Anche se sono passati quasi tre mesi dalla tragedia della nave, naufragata sugli scogli del Giglio, la vicenda non è stata ancora riassorbita, le ferite sanguinano, e Schettino resta un personaggio troppo ingombrante che non può essere gestito facilmente. Occorre accontentarsi, da una parte e dall’altra. «Schettino non aveva troppe speranze - spiega all’Ansa dopo il verdetto l’amico di famiglia Carlo Sassi, ex sindaco della cittadina - ma nonostante ciò, tutti i suoi familiari sono rimasti in casa, in attesa del responso. A Meta tutti si aspettavano una decisione diversa perchè sin dal primo momento hanno creduto che il comandante, ritenuto un ufficiale moto esperto, abbia fatto tutto il possibile per limitare i danni nell’incidente della Concordia».
In verità testimonianze e filmati inchiodano Schettino ai suoi ripetuti errori, prima e dopo l’impatto, la sera del 13 gennaio, alle sue indecisioni, alla sua superficialità e alla sua criminale lentezza nel reagire al dramma che è costato la vita a trentadue persone.

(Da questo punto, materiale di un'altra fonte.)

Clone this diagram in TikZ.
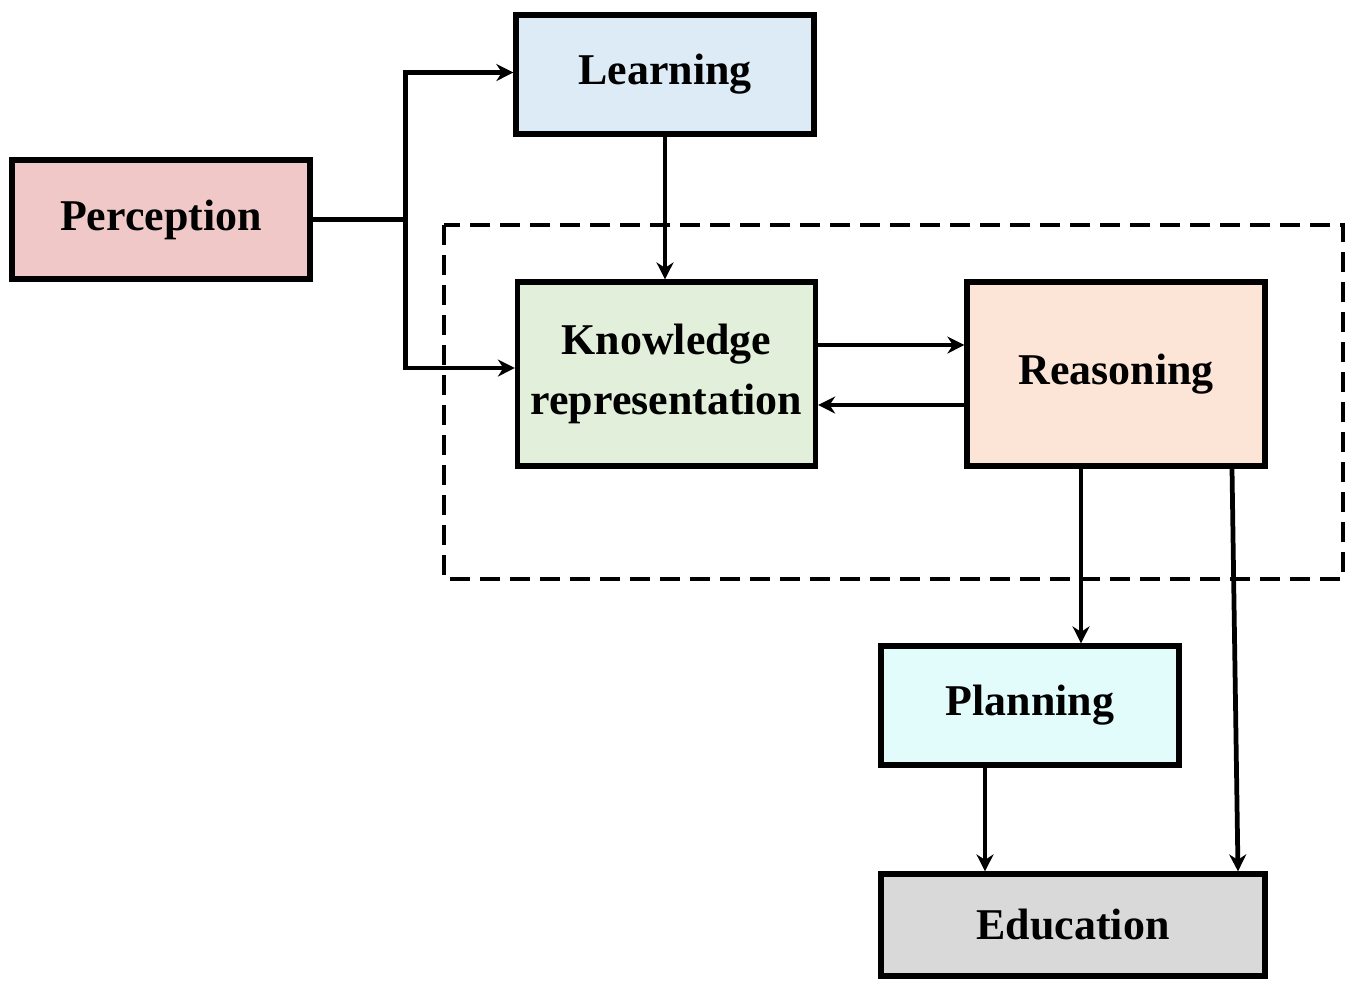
\documentclass[tikz,border=0pt]{standalone}
\usepackage{fontspec}
\setmainfont{Liberation Serif}
\usetikzlibrary{arrows.meta}
\definecolor{percfill}{HTML}{F0C8C8}
\definecolor{learnfill}{HTML}{DDEBF7}
\definecolor{krfill}{HTML}{E2EFDA}
\definecolor{reasonfill}{HTML}{FCE4D6}
\definecolor{planfill}{HTML}{E2FCFC}
\definecolor{edufill}{HTML}{D9D9D9}
\begin{document}
\begin{tikzpicture}[
			block/.style={draw, line width=1.5pt, minimum width=2.98cm, minimum height=1.19cm, inner sep=2pt, align=center, font=\fontsize{12.5}{17}\selectfont\bfseries},
			link/.style={line width=1.35pt},
			arr/.style={link, -{Stealth[length=1.7mm, width=1.7mm]}}
		]
		\useasboundingbox (0,0) rectangle (13.45,-9.83);

		% Region
		\draw[line width=1pt, dash pattern=on 2mm off 1mm] (4.44,-2.25) rectangle (13.43,-5.79);

		% Nodes
		\node[block, fill=percfill] (perc) at (1.61,-2.195) {Perception};
		\node[block, fill=learnfill] (learn) at (6.65,-0.745) {Learning};
		\node[block, fill=krfill, minimum height=1.84cm] (kr) at (6.665,-3.74) {Knowledge\\representation};
		\node[block, fill=reasonfill, minimum height=1.84cm] (rea) at (11.16,-3.74) {Reasoning};
		\node[block, fill=planfill] (plan) at (10.30,-7.055) {Planning};
		\node[block, fill=edufill, minimum width=3.84cm, minimum height=1.02cm] (edu) at (10.73,-9.25) {Education};

		% Connections
		\draw[link] (perc.east) -- ++(0.93,0) coordinate (split);
		\draw[arr] (split) |- ([yshift=0.02cm]learn.west);
		\draw[arr] (split) |- ([yshift=0.06cm]kr.west);
		\draw[arr] (learn.south) -- (learn.south |- kr.north);
		\draw[arr] ([yshift=0.29cm]kr.east) -- ([yshift=0.29cm]rea.west);
		\draw[arr] ([yshift=-0.31cm]rea.west) -- ([yshift=-0.31cm]kr.east);
		\draw[arr] ([xshift=-0.35cm]rea.south) -- ([xshift=-0.35cm]rea.south |- plan.north);
		\draw[arr] ([xshift=1.16cm]rea.south) -- ([xshift=1.65cm]edu.north);
		\draw[arr] ([xshift=-0.45cm]plan.south) -- ([xshift=-0.45cm]plan.south |- edu.north);
	\end{tikzpicture}
\end{document}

E all’orizzonte si annuncia un processo difficile, tutto in salita, in cui il comandante dovrà difendersi da accuse pesantissime che vanno dall’omicidio plurimo colposo al naufragio e all’abbandono di nave.

Ma lo scaricabarile, fra Schettino e i suoi ufficiali e fra il ponte di comando della Concordia e l’unità di crisi della Costa Crociere, è ancora in corso e non si può sapere come i giudici valuteranno i comportamenti dei protagonisti del naufragio.